-- Work to be completed --
Set down each line of the material that follows, exactly, with no pictures.

-- Data block --
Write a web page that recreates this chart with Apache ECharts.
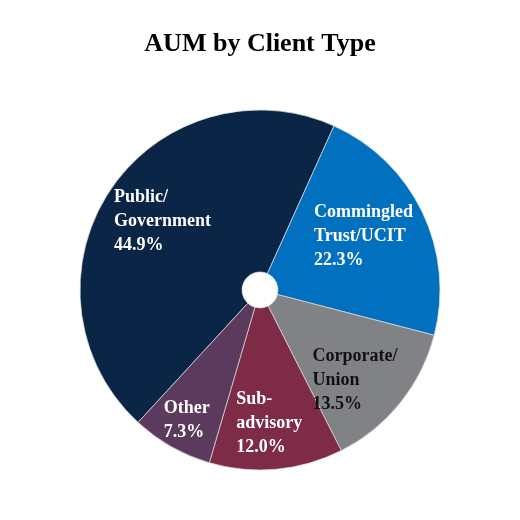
<!DOCTYPE html>
<html>
<head>
<meta charset="utf-8">
<script src="https://cdn.jsdelivr.net/npm/echarts@6/dist/echarts.min.js"></script>
<style>
html,body{margin:0;padding:0;background:#fff;}
#chart{width:520px;height:520px;}
</style>
</head>
<body>
<div id="chart"></div>
<script>
const categories = ['Public/\nGovernment', 'Commingled\nTrust/UCIT', 'Corporate/\nUnion', 'Sub-\nadvisory', 'Other'];
const shares = [44.9, 22.3, 13.5, 12.0, 7.3];

const colors = ['#0b2546', '#0070bf', '#808285', '#7e2b48', '#5b3a5d'];
const labelColors = ['#ffffff', '#ffffff', '#111111', '#ffffff', '#ffffff'];
const labelShift = [[-61, -12], [-38, -10], [-27, 26], [-33, 32], [-46, 42]];

const chart = echarts.init(document.getElementById('chart'), null, {renderer: 'canvas'});
chart.setOption({
  animation: false,
  backgroundColor: '#ffffff',
  title: {
    text: 'AUM by Client Type',
    left: 'center',
    top: 26,
    textStyle: {fontFamily: 'Liberation Serif', fontWeight: 'bold', fontSize: 26, color: '#000000'}
  },
  series: [{
    type: 'pie',
    center: [260, 290],
    radius: [18, 180],
    startAngle: 227.36,
    clockwise: true,
    avoidLabelOverlap: false,
    itemStyle: {borderColor: '#e0e0e0', borderWidth: 0.7},
    label: {
      show: true,
      position: 'inside',
      fontFamily: 'Liberation Serif',
      fontWeight: 'bold',
      fontSize: 18,
      lineHeight: 24,
      formatter: p => p.name + '\n' + p.value.toFixed(1) + '%'
    },
    labelLine: {show: false},
    labelLayout: function (params) {
      const s = labelShift[params.dataIndex];
      return {dx: s[0], dy: s[1], align: 'left', verticalAlign: 'middle'};
    },
    emphasis: {disabled: true},
    data: categories.map((c, i) => ({
      name: c,
      value: shares[i],
      itemStyle: {color: colors[i]},
      label: {color: labelColors[i]}
    }))
  }]
});
</script>
</body>
</html>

-- Result below --
Write a web page that recreates this chart with Apache ECharts.
<!DOCTYPE html>
<html>
<head>
<meta charset="utf-8">
<script src="https://cdn.jsdelivr.net/npm/echarts@6/dist/echarts.min.js"></script>
<style>
html,body{margin:0;padding:0;background:#fff;}
#chart{width:520px;height:520px;}
</style>
</head>
<body>
<div id="chart"></div>
<script>
const categories = ['Public/\nGovernment', 'Commingled\nTrust/UCIT', 'Corporate/\nUnion', 'Sub-\nadvisory', 'Other'];
const shares = [44.9, 22.3, 13.5, 12.0, 7.3];

const colors = ['#0b2546', '#0070bf', '#808285', '#7e2b48', '#5b3a5d'];
const labelColors = ['#ffffff', '#ffffff', '#111111', '#ffffff', '#ffffff'];
const labelShift = [[-61, -12], [-38, -10], [-27, 26], [-33, 32], [-46, 42]];

const chart = echarts.init(document.getElementById('chart'), null, {renderer: 'canvas'});
chart.setOption({
  animation: false,
  backgroundColor: '#ffffff',
  title: {
    text: 'AUM by Client Type',
    left: 'center',
    top: 26,
    textStyle: {fontFamily: 'Liberation Serif', fontWeight: 'bold', fontSize: 26, color: '#000000'}
  },
  series: [{
    type: 'pie',
    center: [260, 290],
    radius: [18, 180],
    startAngle: 227.36,
    clockwise: true,
    avoidLabelOverlap: false,
    itemStyle: {borderColor: '#e0e0e0', borderWidth: 0.7},
    label: {
      show: true,
      position: 'inside',
      fontFamily: 'Liberation Serif',
      fontWeight: 'bold',
      fontSize: 18,
      lineHeight: 24,
      formatter: p => p.name + '\n' + p.value.toFixed(1) + '%'
    },
    labelLine: {show: false},
    labelLayout: function (params) {
      const s = labelShift[params.dataIndex];
      return {dx: s[0], dy: s[1], align: 'left', verticalAlign: 'middle'};
    },
    emphasis: {disabled: true},
    data: categories.map((c, i) => ({
      name: c,
      value: shares[i],
      itemStyle: {color: colors[i]},
      label: {color: labelColors[i]}
    }))
  }]
});
</script>
</body>
</html>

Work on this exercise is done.